— Start of DATASET CONTENT —
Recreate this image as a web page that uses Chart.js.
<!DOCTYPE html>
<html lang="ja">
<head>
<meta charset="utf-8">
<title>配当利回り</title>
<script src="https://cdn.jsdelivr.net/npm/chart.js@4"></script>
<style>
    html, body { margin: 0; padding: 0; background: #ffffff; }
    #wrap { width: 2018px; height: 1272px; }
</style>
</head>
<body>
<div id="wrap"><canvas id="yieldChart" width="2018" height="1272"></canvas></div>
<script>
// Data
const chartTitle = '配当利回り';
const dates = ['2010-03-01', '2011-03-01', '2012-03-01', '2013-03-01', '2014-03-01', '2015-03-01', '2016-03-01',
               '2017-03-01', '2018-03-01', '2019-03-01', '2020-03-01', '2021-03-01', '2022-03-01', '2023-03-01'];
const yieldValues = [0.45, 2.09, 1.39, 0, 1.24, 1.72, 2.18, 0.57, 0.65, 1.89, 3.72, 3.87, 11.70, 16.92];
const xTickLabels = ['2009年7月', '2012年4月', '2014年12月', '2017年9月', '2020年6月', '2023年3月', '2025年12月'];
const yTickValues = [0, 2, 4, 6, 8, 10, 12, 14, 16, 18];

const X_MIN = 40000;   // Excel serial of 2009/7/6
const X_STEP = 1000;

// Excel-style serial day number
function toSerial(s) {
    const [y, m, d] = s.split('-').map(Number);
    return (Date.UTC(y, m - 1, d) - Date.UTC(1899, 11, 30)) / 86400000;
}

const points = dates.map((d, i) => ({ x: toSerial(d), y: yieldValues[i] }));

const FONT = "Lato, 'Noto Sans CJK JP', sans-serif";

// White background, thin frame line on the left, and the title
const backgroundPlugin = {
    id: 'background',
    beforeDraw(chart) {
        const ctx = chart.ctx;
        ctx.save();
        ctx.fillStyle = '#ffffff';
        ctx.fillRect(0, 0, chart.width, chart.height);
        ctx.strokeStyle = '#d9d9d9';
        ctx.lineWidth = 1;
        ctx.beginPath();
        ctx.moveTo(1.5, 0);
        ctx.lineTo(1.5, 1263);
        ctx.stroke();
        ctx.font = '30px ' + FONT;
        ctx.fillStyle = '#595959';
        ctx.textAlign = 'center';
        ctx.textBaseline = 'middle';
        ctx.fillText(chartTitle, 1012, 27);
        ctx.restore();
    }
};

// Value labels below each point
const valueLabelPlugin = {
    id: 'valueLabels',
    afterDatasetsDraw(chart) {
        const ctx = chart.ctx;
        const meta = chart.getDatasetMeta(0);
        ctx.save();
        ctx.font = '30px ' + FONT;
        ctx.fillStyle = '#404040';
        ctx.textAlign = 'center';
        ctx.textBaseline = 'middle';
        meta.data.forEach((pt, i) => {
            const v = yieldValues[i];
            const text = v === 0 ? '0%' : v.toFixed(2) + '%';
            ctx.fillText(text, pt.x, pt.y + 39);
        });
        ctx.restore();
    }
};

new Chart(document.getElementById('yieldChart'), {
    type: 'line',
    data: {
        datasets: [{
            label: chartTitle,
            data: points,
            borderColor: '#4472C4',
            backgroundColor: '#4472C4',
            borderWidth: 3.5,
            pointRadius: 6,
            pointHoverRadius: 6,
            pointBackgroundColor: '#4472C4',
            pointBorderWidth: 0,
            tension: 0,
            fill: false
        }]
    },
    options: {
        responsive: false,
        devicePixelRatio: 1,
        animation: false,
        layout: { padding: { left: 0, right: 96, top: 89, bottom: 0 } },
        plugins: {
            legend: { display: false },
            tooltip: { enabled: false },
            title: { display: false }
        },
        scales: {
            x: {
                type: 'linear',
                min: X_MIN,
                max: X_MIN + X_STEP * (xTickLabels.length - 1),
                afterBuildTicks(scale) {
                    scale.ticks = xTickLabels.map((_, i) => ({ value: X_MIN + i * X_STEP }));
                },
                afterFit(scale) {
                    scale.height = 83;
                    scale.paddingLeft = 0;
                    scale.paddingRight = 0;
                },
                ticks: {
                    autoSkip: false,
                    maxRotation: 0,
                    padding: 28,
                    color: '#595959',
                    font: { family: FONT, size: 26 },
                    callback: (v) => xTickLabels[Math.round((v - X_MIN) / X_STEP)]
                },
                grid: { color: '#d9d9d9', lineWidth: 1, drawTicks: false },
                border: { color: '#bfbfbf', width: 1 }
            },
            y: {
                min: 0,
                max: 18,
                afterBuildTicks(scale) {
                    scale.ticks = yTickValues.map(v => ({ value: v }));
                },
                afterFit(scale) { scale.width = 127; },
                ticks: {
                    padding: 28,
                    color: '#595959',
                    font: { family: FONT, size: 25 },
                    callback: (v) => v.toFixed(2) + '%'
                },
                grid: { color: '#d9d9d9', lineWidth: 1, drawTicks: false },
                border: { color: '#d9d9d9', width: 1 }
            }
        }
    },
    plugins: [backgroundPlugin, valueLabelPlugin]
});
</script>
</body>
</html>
— End of DATASET CONTENT —
THE PROBLEM:
Write out the material from the first line to the last, exactly.

EXERCISE SOLUTION:
Recreate this image as a web page that uses Chart.js.
<!DOCTYPE html>
<html lang="ja">
<head>
<meta charset="utf-8">
<title>配当利回り</title>
<script src="https://cdn.jsdelivr.net/npm/chart.js@4"></script>
<style>
    html, body { margin: 0; padding: 0; background: #ffffff; }
    #wrap { width: 2018px; height: 1272px; }
</style>
</head>
<body>
<div id="wrap"><canvas id="yieldChart" width="2018" height="1272"></canvas></div>
<script>
// Data
const chartTitle = '配当利回り';
const dates = ['2010-03-01', '2011-03-01', '2012-03-01', '2013-03-01', '2014-03-01', '2015-03-01', '2016-03-01',
               '2017-03-01', '2018-03-01', '2019-03-01', '2020-03-01', '2021-03-01', '2022-03-01', '2023-03-01'];
const yieldValues = [0.45, 2.09, 1.39, 0, 1.24, 1.72, 2.18, 0.57, 0.65, 1.89, 3.72, 3.87, 11.70, 16.92];
const xTickLabels = ['2009年7月', '2012年4月', '2014年12月', '2017年9月', '2020年6月', '2023年3月', '2025年12月'];
const yTickValues = [0, 2, 4, 6, 8, 10, 12, 14, 16, 18];

const X_MIN = 40000;   // Excel serial of 2009/7/6
const X_STEP = 1000;

// Excel-style serial day number
function toSerial(s) {
    const [y, m, d] = s.split('-').map(Number);
    return (Date.UTC(y, m - 1, d) - Date.UTC(1899, 11, 30)) / 86400000;
}

const points = dates.map((d, i) => ({ x: toSerial(d), y: yieldValues[i] }));

const FONT = "Lato, 'Noto Sans CJK JP', sans-serif";

// White background, thin frame line on the left, and the title
const backgroundPlugin = {
    id: 'background',
    beforeDraw(chart) {
        const ctx = chart.ctx;
        ctx.save();
        ctx.fillStyle = '#ffffff';
        ctx.fillRect(0, 0, chart.width, chart.height);
        ctx.strokeStyle = '#d9d9d9';
        ctx.lineWidth = 1;
        ctx.beginPath();
        ctx.moveTo(1.5, 0);
        ctx.lineTo(1.5, 1263);
        ctx.stroke();
        ctx.font = '30px ' + FONT;
        ctx.fillStyle = '#595959';
        ctx.textAlign = 'center';
        ctx.textBaseline = 'middle';
        ctx.fillText(chartTitle, 1012, 27);
        ctx.restore();
    }
};

// Value labels below each point
const valueLabelPlugin = {
    id: 'valueLabels',
    afterDatasetsDraw(chart) {
        const ctx = chart.ctx;
        const meta = chart.getDatasetMeta(0);
        ctx.save();
        ctx.font = '30px ' + FONT;
        ctx.fillStyle = '#404040';
        ctx.textAlign = 'center';
        ctx.textBaseline = 'middle';
        meta.data.forEach((pt, i) => {
            const v = yieldValues[i];
            const text = v === 0 ? '0%' : v.toFixed(2) + '%';
            ctx.fillText(text, pt.x, pt.y + 39);
        });
        ctx.restore();
    }
};

new Chart(document.getElementById('yieldChart'), {
    type: 'line',
    data: {
        datasets: [{
            label: chartTitle,
            data: points,
            borderColor: '#4472C4',
            backgroundColor: '#4472C4',
            borderWidth: 3.5,
            pointRadius: 6,
            pointHoverRadius: 6,
            pointBackgroundColor: '#4472C4',
            pointBorderWidth: 0,
            tension: 0,
            fill: false
        }]
    },
    options: {
        responsive: false,
        devicePixelRatio: 1,
        animation: false,
        layout: { padding: { left: 0, right: 96, top: 89, bottom: 0 } },
        plugins: {
            legend: { display: false },
            tooltip: { enabled: false },
            title: { display: false }
        },
        scales: {
            x: {
                type: 'linear',
                min: X_MIN,
                max: X_MIN + X_STEP * (xTickLabels.length - 1),
                afterBuildTicks(scale) {
                    scale.ticks = xTickLabels.map((_, i) => ({ value: X_MIN + i * X_STEP }));
                },
                afterFit(scale) {
                    scale.height = 83;
                    scale.paddingLeft = 0;
                    scale.paddingRight = 0;
                },
                ticks: {
                    autoSkip: false,
                    maxRotation: 0,
                    padding: 28,
                    color: '#595959',
                    font: { family: FONT, size: 26 },
                    callback: (v) => xTickLabels[Math.round((v - X_MIN) / X_STEP)]
                },
                grid: { color: '#d9d9d9', lineWidth: 1, drawTicks: false },
                border: { color: '#bfbfbf', width: 1 }
            },
            y: {
                min: 0,
                max: 18,
                afterBuildTicks(scale) {
                    scale.ticks = yTickValues.map(v => ({ value: v }));
                },
                afterFit(scale) { scale.width = 127; },
                ticks: {
                    padding: 28,
                    color: '#595959',
                    font: { family: FONT, size: 25 },
                    callback: (v) => v.toFixed(2) + '%'
                },
                grid: { color: '#d9d9d9', lineWidth: 1, drawTicks: false },
                border: { color: '#d9d9d9', width: 1 }
            }
        }
    },
    plugins: [backgroundPlugin, valueLabelPlugin]
});
</script>
</body>
</html>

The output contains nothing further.